Allowing them to tryout with the team is not commitment.
So let's invite them over, and let them show us what they got.
The Buccaneers need help on the defensive line.
Sophomore DE Da'Quan Bowers suffered an Achilles tear in the middle of the offseason, and free-agent signee Amobi Okoye, DT, went under the knife for knee surgery.
I'm pretty sure that Greg Schiano has "HELP WANTED" signs posted all over One Buc Place.
So we turn to Andre Carter—the 12th year man out of the University of California.
In his fourteen games with the Patriots, he recorded 10 sacks, two forced fumbles and 32 solo tackles. For all the flack that the Patriot defense received last season, those are some pretty sweet numbers.
Unfortunately for Carter, he had to end the 2011 season early with a torn quad muscle. Because of the uncertainty surrounding his recovery, the unrestricted free agent has not received any contract offers yet this offseason.
I say that the Bucs should swoop in now to add a veteran presence to a D-line that is set to start only one man over the age of 26 (Adrian Clayborn is 24, Brian Price is 23, Gerald McCoy is 24 and Michael Bennett is 26).
If the team waits for Carter to recover before trying to sign him, the Bucs will likely lose out to the Patriots—who have a leg-up in re-signing the vet, as Carter awaits a longterm deal from New England..
Even if the Bucs sign him and he can't play in 2012, Tampa Bay can still move Carter to the injured reserve.
Really, what is there to lose?
More defensive end help for the Bucs.
Matt Roth is a versatile defensive weapon who can play both defensive end and outside linebacker. He's a great guy to have on the field because of his intelligence and three-down capabilities. Plug him into any system and he'll make an impact.
Roth had a short season in 2011 because of concussions, but is just 29 years old. He has plenty of years left in the NFL, and plenty of talent to boot.
That assumption is wrong.
Waived after a groin injury, picked up on waivers, signed as a free agent, then allowed to walk because of concussions—Roth has only changed teams because of injuries that make him inconvenient to keep on the roster.
The Bucs should bring in Roth to see if he is healthy enough to play—and if he is, they should immediately sign him.
It puzzles me greatly that the Bucs have not yet re-signed Earnest Graham.

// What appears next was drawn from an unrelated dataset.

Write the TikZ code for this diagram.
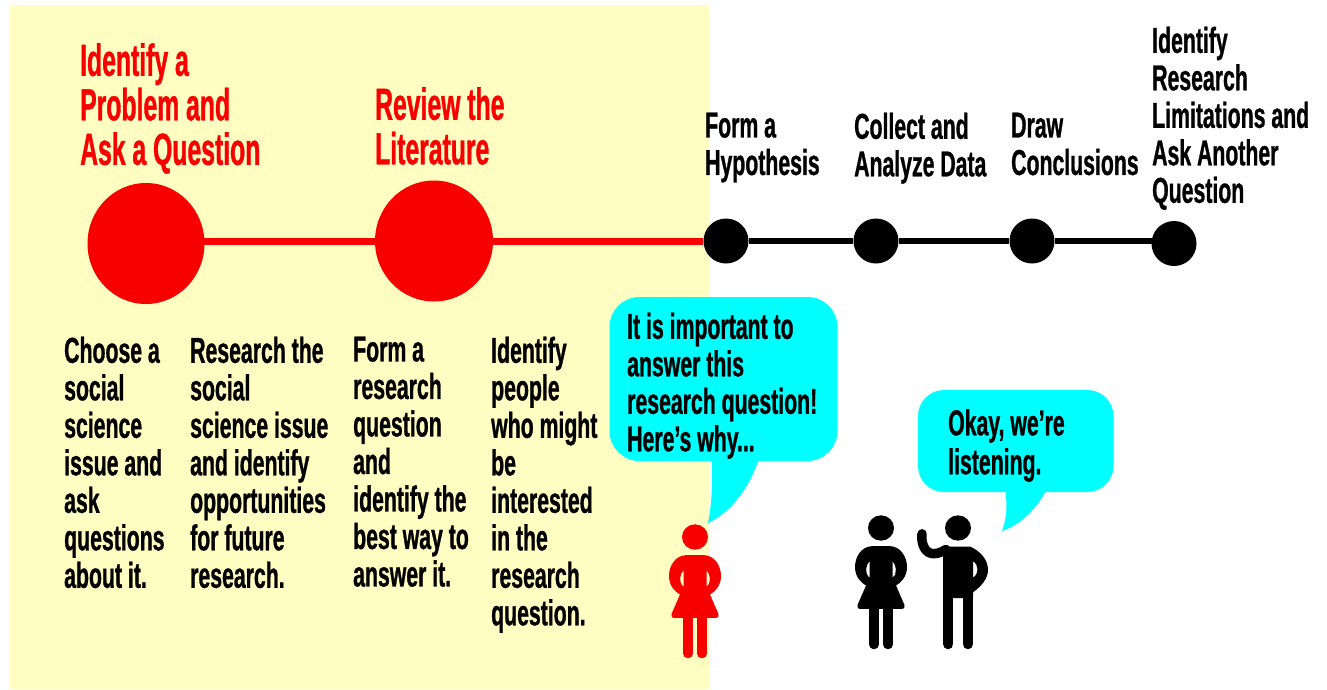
\documentclass[tikz,border=0pt]{standalone}
\usepackage{fontspec}
\usetikzlibrary{shapes.geometric}
\newfontfamily\condfont[FakeStretch=0.59,FakeBold=0.8]{Liberation Sans Bold}
\newfontfamily\condhead[FakeStretch=0.55,FakeBold=0.8]{Liberation Sans Bold}
\definecolor{paper}{HTML}{FFFDC2}
\definecolor{redc}{HTML}{F80000}
\definecolor{bubble}{HTML}{00FFFF}
\tikzset{
  bodytext/.style={anchor=north west,inner sep=0pt,align=left,text=black,font=\condfont\fontsize{36}{37.5}\selectfont},
  headtext/.style={anchor=north west,inner sep=0pt,align=left,text=redc,font=\condhead\fontsize{45}{44.5}\selectfont},
  reddot/.style={ellipse,fill=redc,inner sep=0pt,minimum height=121pt},
  blackdot/.style={circle,fill=black,inner sep=0pt,minimum size=45pt},
  redline/.style={redc,line width=7pt},
  blackline/.style={black,line width=6.5pt},
}
\newcommand{\womanfig}[3]{%
  \begin{scope}[shift={(#1,#2)},yscale=0.975]
    \fill[#3] (0,0) circle (13pt);
    \fill[#3,even odd rule] (-9,18.6) -- (9,18.6)
      .. controls (20,19) and (26,30) .. (26,40)
      .. controls (26,50) and (20,56) .. (15,59)
      -- (23.5,79) .. controls (24,82) and (23,83) .. (21,83)
      -- (-21,83) .. controls (-23,83) and (-24,82) .. (-23.5,79)
      -- (-15,59) .. controls (-20,56) and (-26,50) .. (-26,40)
      .. controls (-26,30) and (-20,19) .. (-9,18.6) -- cycle
      (-11.5,34) .. controls (-15,38) and (-17,46) .. (-11.5,51) -- cycle
      (11.5,34) .. controls (15,38) and (17,46) .. (11.5,51) -- cycle;
    \draw[#3,line width=9.5pt,line cap=round] (-7,80) -- (-7,119.5);
    \draw[#3,line width=9.5pt,line cap=round] (7,80) -- (7,119.5);
  \end{scope}}
\begin{document}
\begin{tikzpicture}[x=1pt,y=-1pt]
\useasboundingbox (0,0) rectangle (1327,689);
\fill[paper] (10,5) rectangle (709,689);
% timeline
\node[reddot,minimum width=117pt] (r1) at (146,243.5) {};
\node[reddot,minimum width=118pt] (r2) at (434,241) {};
\node[blackdot] (b1) at (726,241) {};
\node[blackdot] (b2) at (876,241) {};
\node[blackdot] (b3) at (1032,241) {};
\node[blackdot] (b4) at (1174,243.5) {};
\draw[redline] (r1 |- r2) -- (r2);
\draw[redline] (r2) -- (b1);
\draw[blackline] (b1) -- (b2);
\draw[blackline] (b2) -- (b3);
\draw[blackline] (b3) -- (b3 -| b4);
% headings
\node[headtext] (h1) at (80,43) {Identify a\\Problem and\\Ask a Question};
\node[headtext] (h2) at (375,87) {Review the\\Literature};
\node[bodytext] (t1) at (705,112.5) {Form a\\Hypothesis};
\node[bodytext] (t2) at (854,112.5) {Collect and\\Analyze Data};
\node[bodytext] (t3) at (1011,112.5) {Draw\\Conclusions};
\node[bodytext] (t4) at (1152,26.5) {Identify\\Research\\Limitations and\\Ask Another\\Question};
% columns
\node[bodytext] (c1) at (64,336.5) {Choose a\\social\\science\\issue and\\ask\\questions\\about it.};
\node[bodytext] (c2) at (190,336.5) {Research the\\social\\science issue\\and identify\\opportunities\\for future\\research.};
\node[bodytext] (c3) at (353,336.5) {Form a\\research\\question\\and\\identify the\\best way to\\answer it.};
\node[bodytext] (c4) at (491,336.5) {Identify\\people\\who might\\be\\interested\\in the\\research\\question.};
% bubbles
\fill[bubble,rounded corners=30pt] (609.5,297) rectangle (837.5,461);
\fill[bubble] (711.5,458) .. controls (713,488) and (711,508) .. (708,523)
   .. controls (730,513) and (750,488) .. (759,458) -- cycle;
\fill[bubble,rounded corners=26pt] (918,390) rectangle (1113.5,492);
\fill[bubble] (1005,489) .. controls (1008,508) and (1006,520) .. (1002,531)
   .. controls (1020,525) and (1036,510) .. (1047,489) -- cycle;
\node[bodytext] (s1) at (627,312.5) {It is important to\\answer this\\research question!\\Here’s why...};
\node[bodytext] (s2) at (948,409) {Okay, we’re\\[1.5pt]listening.};
% people
\womanfig{695}{537}{redc}
\womanfig{881}{528}{black}
\begin{scope}[shift={(958,528)},yscale=0.975]
  \fill[black] (0,0) circle (13pt);
  \fill[black,even odd rule] (-15,19) -- (12,19)
    .. controls (23,24) and (30,33) .. (30,43)
    .. controls (30,52) and (23,60) .. (15,66)
    -- (15,72) -- (-15,72) -- cycle
    (15,34) .. controls (21,38) and (21,47) .. (15,51) -- cycle;
  \draw[black,line width=9.5pt,line cap=round,line join=round] (-12,22)
    .. controls (-18,26) and (-24,27) .. (-27,26)
    .. controls (-34,24) and (-37,15) .. (-36,6);
  \draw[black,line width=10.5pt,line cap=round] (-9.8,70) -- (-9.8,119);
  \draw[black,line width=10.5pt,line cap=round] (9.8,70) -- (9.8,119);
\end{scope}
\end{tikzpicture}
\end{document}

Before a Week 7 Achilles tear, Graham was quietly having a fantastic season in Tampa Bay—averaging 5.6 yards a rush, and catching 26 passes for 163 yards. He was a reliable third-down target for Josh Freeman, with eight receptions for first downs.
Sure, he's 32 years old—but from what we saw last year, Graham still has something left in the tank.
The running back corps—made up of rookies and under-25ers—could use a veteran presence.
Graham has been a fixture in the Buccaneer backfield for eight years, and—at the very least—the Bucs should respect him enough to let him compete for a roster spot.
Worst case scenario is that he doesn't make the roster.
Best case scenario is that he does.
Kareem McKenzie just won a Super Bowl.
But that didn't stop the New York Giants from allowing him to walk.
The 33-year-old free agent oozes experience and has a nice track record for attendance. In 11 years, he's missed just seven starts.
That kind of consistency is just what the Bucs need in a backup right tackle. Current starter Jeremy Trueblood is on thin ice. His poor play in 2011 cost the Bucs quite a few yards in the run game and he also let far too many defenders pressure Freeman into making poor decisions.
The backup right tackle must be ready to step in and replace Trueblood at a moment's notice.
McKenzie is the kind of guy who can do that.
So let him compete.
I cannot stress it enough how much the Bucs need to add another veteran tight end to the roster.
Right now, the ancient Dallas Clark is really the only vet Tampa Bay has at tight end.
The position is undoubtedly one of the team's biggest holes. The starting spot will go either to sophomore Luke Stocker—who failed to distinguish himself as a receiver last season—or Clark, who had less than 350 receiving yards in 2011. For a pass-catching tight end, that is bad.
While Shianco might not be able to start above the current crop of tight ends, the 33-year-old would give the unit some depth. He has never missed a game in his career, and though he might have slowed down a bit, the former Viking still plays with intensity and passion.
If it wasn't for the emergence of Kyle Rudolph, Shianco would have managed far more than 409 receiving yards in Minnesota last season.
Let him at least compete in training camp, please.